**What this task involves**
Print, please, exactly and only the lines between the line holding "Reproduce this chart with Bokeh." and the line holding "from bokeh.resources import INLINE", inclusive, omitting any pictures.

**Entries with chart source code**
******************************

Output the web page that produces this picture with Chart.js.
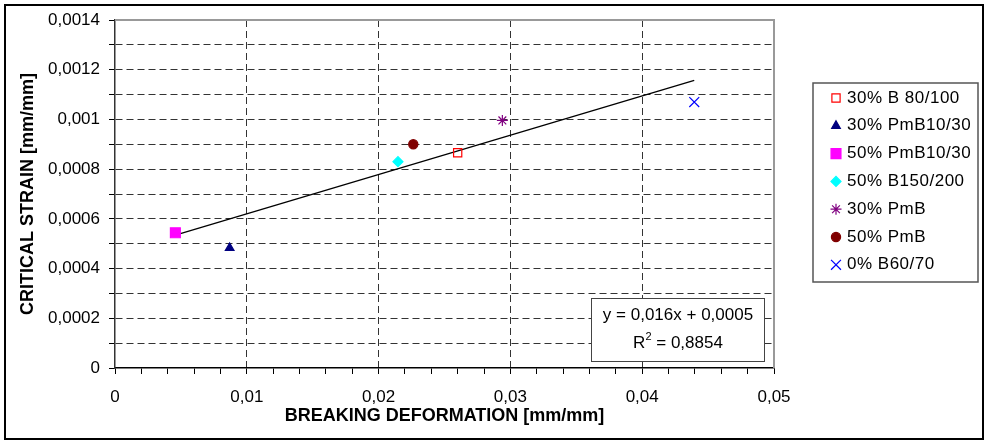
<!DOCTYPE html>
<html>
<head>
<meta charset="utf-8">
<script src="https://cdn.jsdelivr.net/npm/chart.js@4.4.0/dist/chart.umd.min.js"></script>
<style>
  html, body { margin: 0; padding: 0; background: #fff; }
  #wrap { width: 987px; height: 443px; }
</style>
</head>
<body>
<div id="wrap"><canvas id="myChart" width="987" height="443"></canvas></div>
<script>
// values
const seriesNames = ['30% B 80/100', '30% PmB10/30', '50% PmB10/30', '50% B150/200', '30% PmB', '50% PmB', '0% B60/70'];
const breakingDeformation = [0.0260, 0.0087, 0.00458, 0.02147, 0.02939, 0.02263, 0.04395];
const criticalStrain = [0.000866, 0.000483, 0.000544, 0.000830, 0.000996, 0.000900, 0.00107];

// linear trend line end points (as drawn in the picture)
const trendX = [0.00458, 0.04395];
const trendY = [0.000535, 0.001157];
const trendText = ['y = 0,016x + 0,0005', '0,8854'];

const markerStyle = ['rect', 'triangle', 'rect', 'rectRot', 'star', 'circle', 'crossRot'];
const markerColor = ['#FF0000', '#000080', '#FF00FF', '#00FFFF', '#800080', '#800000', '#0000FF'];
const markerFill = [false, true, true, true, false, true, false];
const markerSize = [5.8, 5, 7, 5, 5.5, 4.6, 7];

const FONT = '"Liberation Sans", Arial, sans-serif';

function fmt(v) {
    if (Math.abs(v) < 1e-12) return '0';
    return parseFloat(v.toPrecision(6)).toString().replace('.', ',');
}

const datasets = seriesNames.map((name, i) => ({
    label: name,
    data: [{ x: breakingDeformation[i], y: criticalStrain[i] }],
    pointStyle: markerStyle[i],
    pointRadius: markerSize[i],
    pointHoverRadius: markerSize[i],
    borderColor: markerColor[i],
    backgroundColor: markerFill[i] ? markerColor[i] : 'rgba(0,0,0,0)',
    borderWidth: 1.2,
    order: 1
}));

datasets.push({
    label: 'trend',
    data: trendX.map((x, i) => ({ x: x, y: trendY[i] })),
    showLine: true,
    borderColor: '#000',
    borderWidth: 1.3,
    pointRadius: 0,
    pointHoverRadius: 0,
    order: 2
});

const framePlugin = {
    id: 'frame',
    beforeDatasetsDraw(chart) {
        const ctx = chart.ctx;
        const a = chart.chartArea;
        ctx.save();
        ctx.strokeStyle = '#999';
        ctx.lineWidth = 2;
        ctx.beginPath();
        ctx.moveTo(a.left, a.top);
        ctx.lineTo(a.right, a.top);
        ctx.lineTo(a.right, a.bottom);
        ctx.stroke();
        ctx.restore();
    },
    afterDraw(chart) {
        const ctx = chart.ctx;
        ctx.save();

        // outer border
        ctx.strokeStyle = '#000';
        ctx.lineWidth = 2;
        ctx.strokeRect(5, 5, 978, 434);

        // trend equation box
        ctx.fillStyle = '#fff';
        ctx.fillRect(591, 298, 174, 64);
        ctx.strokeStyle = '#444';
        ctx.lineWidth = 1;
        ctx.strokeRect(591.5, 298.5, 173, 63);
        ctx.fillStyle = '#000';
        ctx.font = '17px ' + FONT;
        ctx.textBaseline = 'middle';
        ctx.textAlign = 'center';
        ctx.fillText(trendText[0], 678, 315);
        // R² line
        const rest = ' = ' + trendText[1];
        const wR = ctx.measureText('R').width;
        ctx.font = '11px ' + FONT;
        const w2 = ctx.measureText('2').width;
        ctx.font = '17px ' + FONT;
        const wRest = ctx.measureText(rest).width;
        let x0 = 678 - (wR + w2 + wRest) / 2;
        ctx.textAlign = 'left';
        ctx.fillText('R', x0, 343);
        ctx.font = '11px ' + FONT;
        ctx.fillText('2', x0 + wR, 337);
        ctx.font = '17px ' + FONT;
        ctx.fillText(rest, x0 + wR + w2, 343);

        // legend
        ctx.fillStyle = '#fff';
        ctx.fillRect(813, 83, 165, 199);
        ctx.strokeStyle = '#555';
        ctx.lineWidth = 1.5;
        ctx.strokeRect(813, 83, 165, 199);
        const sets = chart.data.datasets.filter(d => d.label !== 'trend');
        sets.forEach((d, i) => {
            const y = 98 + i * 27.8;
            ctx.save();
            ctx.strokeStyle = d.borderColor;
            ctx.fillStyle = d.backgroundColor;
            ctx.lineWidth = d.borderWidth;
            Chart.helpers.drawPoint(ctx, {
                pointStyle: d.pointStyle,
                radius: d.pointRadius,
                rotation: 0,
                borderWidth: d.borderWidth
            }, 836, y);
            ctx.restore();
            ctx.fillStyle = '#000';
            ctx.font = '17px ' + FONT;
            ctx.textAlign = 'left';
            ctx.textBaseline = 'middle';
            ctx.letterSpacing = '0.5px';
            ctx.fillText(d.label, 847, y);
            ctx.letterSpacing = '0px';
        });
        ctx.restore();
    }
};

const ctx = document.getElementById('myChart').getContext('2d');
const myChart = new Chart(ctx, {
    type: 'scatter',
    data: { datasets: datasets },
    options: {
        responsive: false,
        animation: false,
        layout: { padding: { left: 0, top: 20, right: 213, bottom: 0 } },
        plugins: {
            legend: { display: false },
            tooltip: { enabled: false }
        },
        scales: {
            x: {
                type: 'linear',
                min: 0,
                max: 0.05,
                afterFit: function(s) {
                    s.height = 75;
                    s.paddingLeft = 0;
                    s.paddingRight = 0;
                },
                ticks: {
                    stepSize: 0.002,
                    autoSkip: false,
                    maxRotation: 0,
                    padding: 13,
                    color: '#000',
                    font: { family: FONT, size: 17 },
                    callback: function(v) {
                        return (Math.round(v / 0.002) % 5 === 0) ? fmt(v) : '';
                    }
                },
                grid: {
                    color: function(c) {
                        if (!c.tick) return 'rgba(0,0,0,0)';
                        const k = Math.round(c.tick.value / 0.002);
                        return (k % 5 === 0 && k !== 0 && k !== 25) ? '#333' : 'rgba(0,0,0,0)';
                    },
                    tickColor: '#000',
                    tickLength: 6,
                    lineWidth: 1
                },
                border: { color: '#000', width: 1.5, dash: [7, 4] },
                title: {
                    display: true,
                    text: 'BREAKING DEFORMATION [mm/mm]',
                    color: '#000',
                    font: { family: FONT, size: 18, weight: 'bold' },
                    padding: { top: 0, bottom: 16 }
                }
            },
            y: {
                type: 'linear',
                min: 0,
                max: 0.0014,
                afterFit: function(s) {
                    s.width = 115;
                    s.paddingTop = 0;
                    s.paddingBottom = 0;
                },
                ticks: {
                    stepSize: 0.0001,
                    autoSkip: false,
                    padding: 9,
                    color: '#000',
                    font: { family: FONT, size: 17 },
                    callback: function(v) {
                        return (Math.round(v / 0.0001) % 2 === 0) ? fmt(v) : '';
                    }
                },
                grid: {
                    color: function(c) {
                        if (!c.tick) return 'rgba(0,0,0,0)';
                        const k = Math.round(c.tick.value / 0.0001);
                        return (k === 0 || k === 14) ? 'rgba(0,0,0,0)' : '#333';
                    },
                    tickColor: '#000',
                    tickLength: 6,
                    lineWidth: 1
                },
                border: { color: '#333', width: 1.5, dash: [7, 4] },
                title: {
                    display: true,
                    text: 'CRITICAL STRAIN [mm/mm]',
                    color: '#000',
                    font: { family: FONT, size: 18, weight: 'bold' },
                    padding: { top: 17, bottom: 0 }
                }
            }
        }
    },
    plugins: [framePlugin]
});
</script>
</body>
</html>
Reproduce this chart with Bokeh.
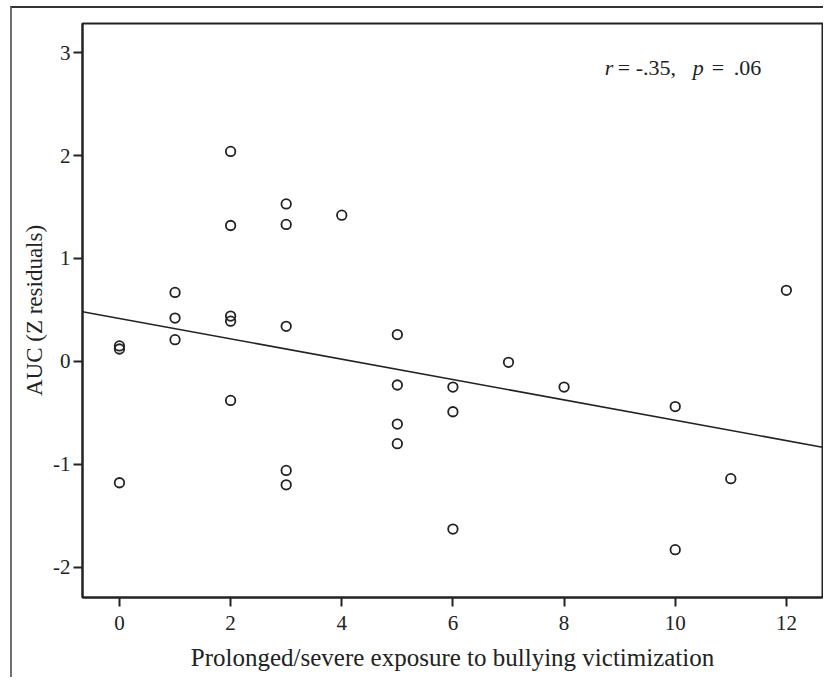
import numpy as np
from bokeh.plotting import figure
from bokeh.models import Label, FixedTicker, Range1d, PrintfTickFormatter
from bokeh.embed import file_html
from bokeh.resources import INLINE

# ---- data ----
exposure = [0, 0, 0,
            1, 1, 1,
            2, 2, 2, 2, 2,
            3, 3, 3, 3, 3,
            4,
            5, 5, 5, 5,
            6, 6, 6,
            7,
            8,
            10, 10,
            11,
            12]
auc_z = [0.15, 0.12, -1.18,
         0.67, 0.42, 0.21,
         2.04, 1.32, 0.44, 0.39, -0.38,
         1.53, 1.33, 0.34, -1.06, -1.20,
         1.42,
         0.26, -0.23, -0.61, -0.80,
         -0.25, -0.49, -1.63,
         -0.01,
         -0.25,
         -0.44, -1.83,
         -1.14,
         0.69]
x_ticks = [0, 2, 4, 6, 8, 10, 12]
y_ticks = [-2, -1, 0, 1, 2, 3]
x_label = "Prolonged/severe exposure to bullying victimization"
y_label = "AUC (Z residuals)"
stat_r = "-.35,"
stat_p = ".06"

X_START, X_END = -0.665, 12.65
Y_START, Y_END = -2.295, 3.283

INK = "#222222"
FONT = "Liberation Serif"

p = figure(width=813, height=671, output_backend="svg", toolbar_location=None,
           x_range=Range1d(X_START, X_END), y_range=Range1d(Y_START, Y_END),
           min_border_left=70, min_border_top=15, min_border_bottom=82,
           min_border_right=3,
           styles={"margin-left": "10px", "margin-top": "6px",
                   "border-left": "2px solid #707070",
                   "border-top": "2px solid #333333"})

p.xgrid.visible = False
p.ygrid.visible = False
p.outline_line_color = INK
p.outline_line_width = 2
p.background_fill_color = "white"
p.border_fill_color = "white"

for ax, ticks in ((p.xaxis, x_ticks), (p.yaxis, y_ticks)):
    ax.ticker = FixedTicker(ticks=ticks)
    ax.formatter = PrintfTickFormatter(format="%d")
    ax.axis_line_color = INK
    ax.axis_line_width = 2
    ax.major_tick_line_color = INK
    ax.major_tick_line_width = 2
    ax.major_tick_out = 9
    ax.major_tick_in = 0
    ax.minor_tick_line_color = None
    ax.major_label_text_font = FONT
    ax.major_label_text_font_size = "21px"
    ax.major_label_text_color = INK
    ax.axis_label_text_font = FONT
    ax.axis_label_text_font_style = "normal"
    ax.axis_label_text_color = INK

p.xaxis.axis_label = x_label
p.yaxis.axis_label = y_label
p.xaxis.axis_label_text_font_size = "25px"
p.yaxis.axis_label_text_font_size = "23px"
p.xaxis.major_label_standoff = 9
p.xaxis.axis_label_standoff = 11
p.yaxis.major_label_standoff = 3
p.yaxis.axis_label_standoff = 3

# regression line fitted from the data
slope, intercept = np.polyfit(exposure, auc_z, 1)
lx = np.array([X_START, X_END])
p.line(lx, intercept + slope * lx, line_color=INK, line_width=1.6)

p.scatter(exposure, auc_z, marker="circle", size=9.5, line_color=INK,
          line_width=1.8, fill_alpha=0)

# annotation r = -.35, p = .06 (pieces placed at the reference's pixel positions)
PX0, PXU = 119.3, 55.62      # pixel of x=0 and pixels per unit in the reference
PY0, PYU = 360.8, 102.9
def dx(px):
    return (px - PX0) / PXU
ty = (PY0 - 67) / PYU
parts = [("r", 605, "italic"), ("=", 618, "normal"), (stat_r, 636, "normal"),
         ("p", 693, "italic"), ("=", 712, "normal"), (stat_p, 734, "normal")]
for txt, px, style in parts:
    p.add_layout(Label(x=dx(px), y=ty, text=txt, text_font=FONT, text_font_size="22px",
                       text_font_style=style, text_color=INK,
                       text_baseline="alphabetic", text_align="left"))

open("out.html", "w").write(file_html(p, INLINE))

******************************

**The answer**
Reproduce this chart with Bokeh.
import numpy as np
from bokeh.plotting import figure
from bokeh.models import Label, FixedTicker, Range1d, PrintfTickFormatter
from bokeh.embed import file_html
from bokeh.resources import INLINE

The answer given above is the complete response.